• [Task prompt]: Write out the listing below in full and exactly, leaving out every picture.

• [Material]:
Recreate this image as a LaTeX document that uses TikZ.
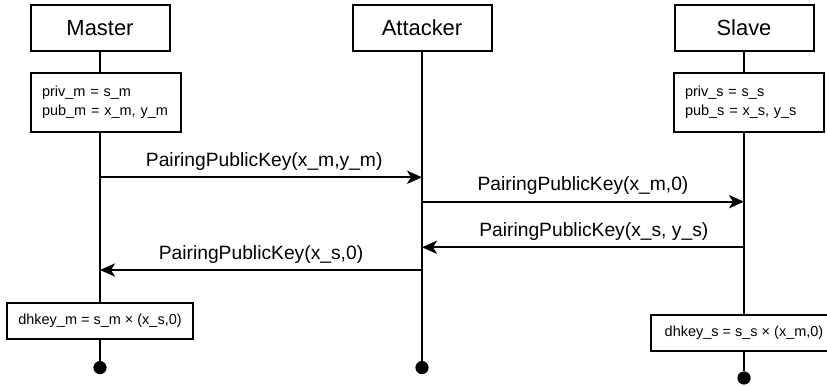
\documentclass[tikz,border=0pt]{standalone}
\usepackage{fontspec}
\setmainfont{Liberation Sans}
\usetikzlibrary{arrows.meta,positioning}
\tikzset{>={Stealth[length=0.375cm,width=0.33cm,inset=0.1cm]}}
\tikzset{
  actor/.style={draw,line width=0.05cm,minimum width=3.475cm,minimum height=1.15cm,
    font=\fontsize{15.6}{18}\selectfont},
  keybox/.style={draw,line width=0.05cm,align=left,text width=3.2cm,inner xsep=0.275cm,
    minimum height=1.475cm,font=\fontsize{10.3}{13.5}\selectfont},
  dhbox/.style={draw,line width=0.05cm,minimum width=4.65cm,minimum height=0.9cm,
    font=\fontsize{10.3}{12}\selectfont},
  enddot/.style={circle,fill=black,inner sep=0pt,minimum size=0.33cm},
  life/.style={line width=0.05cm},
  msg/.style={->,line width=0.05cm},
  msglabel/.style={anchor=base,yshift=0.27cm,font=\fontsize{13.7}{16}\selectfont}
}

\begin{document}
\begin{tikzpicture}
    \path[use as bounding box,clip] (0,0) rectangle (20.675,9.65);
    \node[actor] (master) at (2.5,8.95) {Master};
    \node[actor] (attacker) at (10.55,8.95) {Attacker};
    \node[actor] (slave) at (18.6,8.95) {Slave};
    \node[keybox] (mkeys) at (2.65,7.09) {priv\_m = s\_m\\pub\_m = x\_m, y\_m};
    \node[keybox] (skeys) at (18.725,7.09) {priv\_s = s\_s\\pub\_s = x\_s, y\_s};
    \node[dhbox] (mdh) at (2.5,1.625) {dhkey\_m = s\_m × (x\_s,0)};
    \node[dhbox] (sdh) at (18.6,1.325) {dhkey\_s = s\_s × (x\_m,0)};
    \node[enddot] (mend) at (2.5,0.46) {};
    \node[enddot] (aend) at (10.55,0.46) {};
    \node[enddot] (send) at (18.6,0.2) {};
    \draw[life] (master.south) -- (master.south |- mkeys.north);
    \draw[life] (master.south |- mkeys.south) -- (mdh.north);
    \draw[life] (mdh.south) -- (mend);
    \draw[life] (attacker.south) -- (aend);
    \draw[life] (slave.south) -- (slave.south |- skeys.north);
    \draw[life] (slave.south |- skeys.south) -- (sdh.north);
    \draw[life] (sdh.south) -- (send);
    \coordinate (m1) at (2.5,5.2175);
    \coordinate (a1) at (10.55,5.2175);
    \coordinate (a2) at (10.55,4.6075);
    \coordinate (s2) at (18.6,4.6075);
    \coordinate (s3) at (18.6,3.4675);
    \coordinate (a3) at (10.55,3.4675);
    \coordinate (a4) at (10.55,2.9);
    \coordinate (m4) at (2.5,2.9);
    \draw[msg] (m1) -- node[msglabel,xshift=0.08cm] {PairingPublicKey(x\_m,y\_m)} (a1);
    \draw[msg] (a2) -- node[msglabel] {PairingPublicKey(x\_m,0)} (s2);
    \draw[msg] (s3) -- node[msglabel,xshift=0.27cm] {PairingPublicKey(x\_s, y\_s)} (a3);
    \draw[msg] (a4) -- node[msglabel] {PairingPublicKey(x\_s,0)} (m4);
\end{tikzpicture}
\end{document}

• [Reply to the exercise]:
Recreate this image as a LaTeX document that uses TikZ.
\documentclass[tikz,border=0pt]{standalone}
\usepackage{fontspec}
\setmainfont{Liberation Sans}
\usetikzlibrary{arrows.meta,positioning}
\tikzset{>={Stealth[length=0.375cm,width=0.33cm,inset=0.1cm]}}
\tikzset{
  actor/.style={draw,line width=0.05cm,minimum width=3.475cm,minimum height=1.15cm,
    font=\fontsize{15.6}{18}\selectfont},
  keybox/.style={draw,line width=0.05cm,align=left,text width=3.2cm,inner xsep=0.275cm,
    minimum height=1.475cm,font=\fontsize{10.3}{13.5}\selectfont},
  dhbox/.style={draw,line width=0.05cm,minimum width=4.65cm,minimum height=0.9cm,
    font=\fontsize{10.3}{12}\selectfont},
  enddot/.style={circle,fill=black,inner sep=0pt,minimum size=0.33cm},
  life/.style={line width=0.05cm},
  msg/.style={->,line width=0.05cm},
  msglabel/.style={anchor=base,yshift=0.27cm,font=\fontsize{13.7}{16}\selectfont}
}

\begin{document}
\begin{tikzpicture}
    \path[use as bounding box,clip] (0,0) rectangle (20.675,9.65);
    \node[actor] (master) at (2.5,8.95) {Master};
    \node[actor] (attacker) at (10.55,8.95) {Attacker};
    \node[actor] (slave) at (18.6,8.95) {Slave};
    \node[keybox] (mkeys) at (2.65,7.09) {priv\_m = s\_m\\pub\_m = x\_m, y\_m};
    \node[keybox] (skeys) at (18.725,7.09) {priv\_s = s\_s\\pub\_s = x\_s, y\_s};
    \node[dhbox] (mdh) at (2.5,1.625) {dhkey\_m = s\_m × (x\_s,0)};
    \node[dhbox] (sdh) at (18.6,1.325) {dhkey\_s = s\_s × (x\_m,0)};
    \node[enddot] (mend) at (2.5,0.46) {};
    \node[enddot] (aend) at (10.55,0.46) {};
    \node[enddot] (send) at (18.6,0.2) {};
    \draw[life] (master.south) -- (master.south |- mkeys.north);
    \draw[life] (master.south |- mkeys.south) -- (mdh.north);
    \draw[life] (mdh.south) -- (mend);
    \draw[life] (attacker.south) -- (aend);
    \draw[life] (slave.south) -- (slave.south |- skeys.north);
    \draw[life] (slave.south |- skeys.south) -- (sdh.north);
    \draw[life] (sdh.south) -- (send);
    \coordinate (m1) at (2.5,5.2175);
    \coordinate (a1) at (10.55,5.2175);
    \coordinate (a2) at (10.55,4.6075);
    \coordinate (s2) at (18.6,4.6075);
    \coordinate (s3) at (18.6,3.4675);
    \coordinate (a3) at (10.55,3.4675);
    \coordinate (a4) at (10.55,2.9);
    \coordinate (m4) at (2.5,2.9);
    \draw[msg] (m1) -- node[msglabel,xshift=0.08cm] {PairingPublicKey(x\_m,y\_m)} (a1);
    \draw[msg] (a2) -- node[msglabel] {PairingPublicKey(x\_m,0)} (s2);
    \draw[msg] (s3) -- node[msglabel,xshift=0.27cm] {PairingPublicKey(x\_s, y\_s)} (a3);
    \draw[msg] (a4) -- node[msglabel] {PairingPublicKey(x\_s,0)} (m4);
\end{tikzpicture}
\end{document}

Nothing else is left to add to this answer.